Gingras, the CEO of Secure Group, said the number changing and voice changing SIMs "are a novelty thing." They can give you another layer of privacy, perhaps by spoofing a number so you don't get called back, "but I don't think it's that serious."

"They are the most popular SIMs in crime."

"They may be a bit overextending their marketing, claiming that it protects you against your government's scrutiny," he added. "I don't think it's really that useful to protect you against a really upset government."

Even if someone obtained a SIM card anonymously, they are still using a SIM card and by extension a phone network.
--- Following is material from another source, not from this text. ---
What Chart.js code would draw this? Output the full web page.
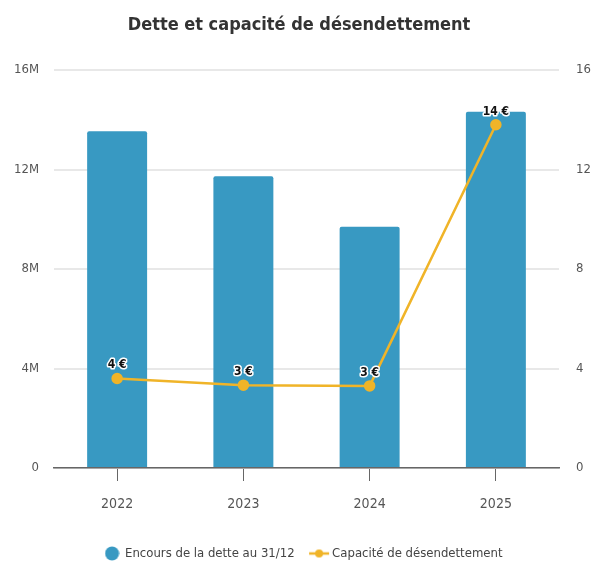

The source who currently works in the phone industry said "you can't be invisible."

Nohl, the security researcher, told Motherboard, "A data-only SIM (that uses IMS for voice/text) prevents IMSI catchers from intercepting voice calls and text. So do all 4G and 3G networks that use encryption, which IMSI catchers cannot break open, and many 2G networks that upgraded to A5/3 encryption," Nohl said. "In all these scenarios, the IMSI catcher can still catch IMSIs, though, mainly for tracking purposes."

Putting some of those more bold claims aside, some of these SIMs are still popular in the underground.

"Serious and organised criminals attempt to evade law enforcement, through both mainstream secure messaging apps and encrypted communication platforms specifically designed for criminal use," Matt Horne, Deputy Director of Investigations from the NCA, told Motherboard in an emailed statement.

"However, through the takedown of Encrochat and our work on Operation Venetic, we’ve shown that their methods and tools are not beyond our reach. By working closely with international and UK policing partners, we’re continuing to make technological advances and targeting those operating at the highest level of criminality," he added.

"They are the crime SIMs," the source close to the criminal world said.